Да, Тодерик Ло был прав. Не стоило апеллировать к мнению врачей. Они ничего не понимали в том, как должен выглядеть реабилитационный центр.

Рихард медленно вдохнул пар, густой, как пена.

– Вы правы, мистер Ло, – сказал он. – Я проведу еще один… сеанс с пациентами. И с будущими выпускниками.

– И с ищейкой.

– Что?..

– С ищейкой. Вы смотрели анонсы на почте?

– Я не… нет, еще не ознакомился.

Рихард точно помнил, что Аби сказал, что писем нет. Варианта было два – либо личного помощника нужно было опять перенастраивать, либо Тодерик забыл отправить письмо. Рихард склонялся ко второму варианту.

– Завтра после трех к вам прибудет карабинерская ищейка. Мне обещали, что вопросы будут задавать исключительно формальные, но лучше бы вам поднять ваш… архив. Если вы так уверены, что никто из пациентов к поджогам не причастен…

Рихард не был уверен. Разумеется, он не мог быть в этом уверен! Выпускникам позволялось на два часа в день выходить в город, потому что иначе пришлось бы отвечать на вопрос «почему люди, которые прошли весь курс терапии содержатся под замком». Конвентщики любили такие вопросы, а Рихард терпеть не мог. И прекрасно понимал, что любому из выпускников могла прийти в голову дурацкая идея поджечь какую-нибудь развалину.

Только вот почему развалинами так заинтересовались карабинеры?

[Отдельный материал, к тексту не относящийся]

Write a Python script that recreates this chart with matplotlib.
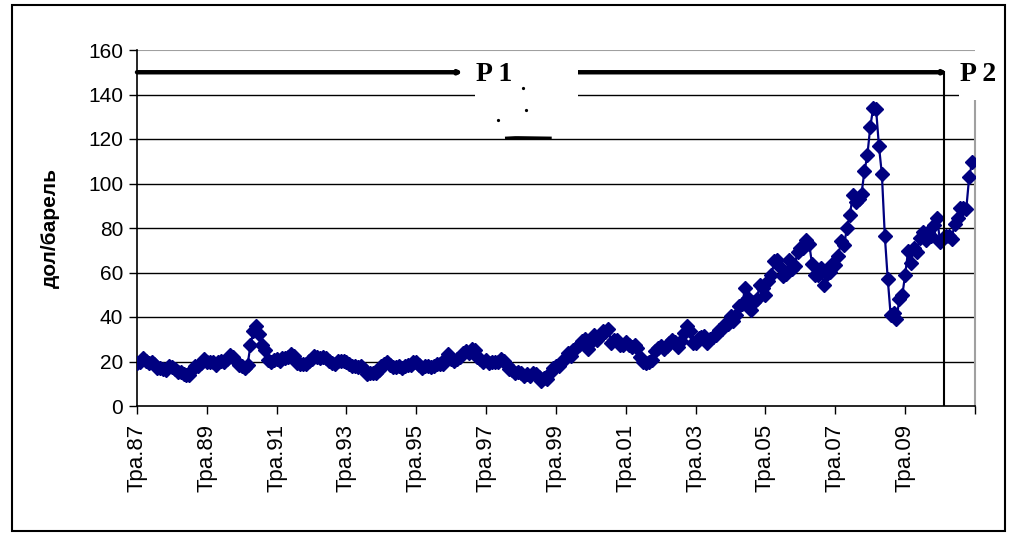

Наверняка из-за надписей. Да, точно из-за надписей. Нужно было выезжать и закрашивать эти проклятые лозунги, пока никто не увидел. Особенно про сенатора Кьера, который набирал очки репутации, высказываясь против системы социальных рейтингов. Он был не первый такой оригинал, обычно после выборов вся борьба заканчивалась, и самому сенатору Кьеру за альтернативное мнение светили только дополнительные очки симпатий, а тем, кто пишет его имя на стенах, – очень много неудобных вопросов.

– Конечно, уверен, – бодро соврал Рихард. – Мой архив к услугам ищеек.

– Хорошая была идея, с этими вашими… исповедями, – смягчившись, сказал Тодерик. – Свежая, оригинальная, до вас никто такого не делал. К выпуску все готово?

Забавно. Когда он переставал злиться, его нарисованный красавец-аватар переставал улыбаться.

– Да, – с облегчением ответил Рихард. – Я нанял декораторов, пригласил попечителей и администраторов конвентов с теплой аудиторией… отчет отправил три дня назад. Должен получиться хороший эфир.

– У вас есть драматические персонажи? – Аватар Тодерика снова заулыбался, но на этот раз улыбка вышла почти психопатичной.

– Есть Анни, ну та, которая дядю убила, – напомнил Рихард. – Ставку в программе делаем на нее, для второстепенных ролей – девчонка, которая сломала руку сожителю, и мальчик, который устроил драку на балконе. Оба из Дабрина, обаятельные и хорошо шутят.

Рихард любил, когда к нему попадали такие пациенты. С мелочами вроде обычных пьяных драк и краж работать было неинтересно и небезопасно – выйдя из центра, после того как Рихард громко отчитался о прекрасно проделанной работе, такие пациенты частенько крали и дрались снова. И иногда возникали вопросы о прекрасно проделанной работе. В таких случаях Рихарду приходилось выступать на нудных конференциях в третьем своем аватаре – идею он бессовестно украл у Тодерика, нарисовав плакатного персонажа – и говорить, что государство сделало для этих людей все, что могло, но не все поддаются перевоспитанию.

Общество дало им уютные интерьеры и оборудованные комнаты. Квалифицированных тренеров, которые проводили до четырех практик за день – дыхательная гимнастика, медитации, сеансы саморефлексии и мотивационные часы. Даже чаем их поили на церемониях. Все, что нужно нормальному человеку, чтобы осознать, что он был неправ, и исправиться, а если он не желал понимать и исправляться – что же, в один прекрасный день такой человек мог обнаружить оранжевый сигнал на своем воротнике. Общество легко избавлялось от тех, кто не хотел следовать его правилам, не был обаятельным или не умел думать головой.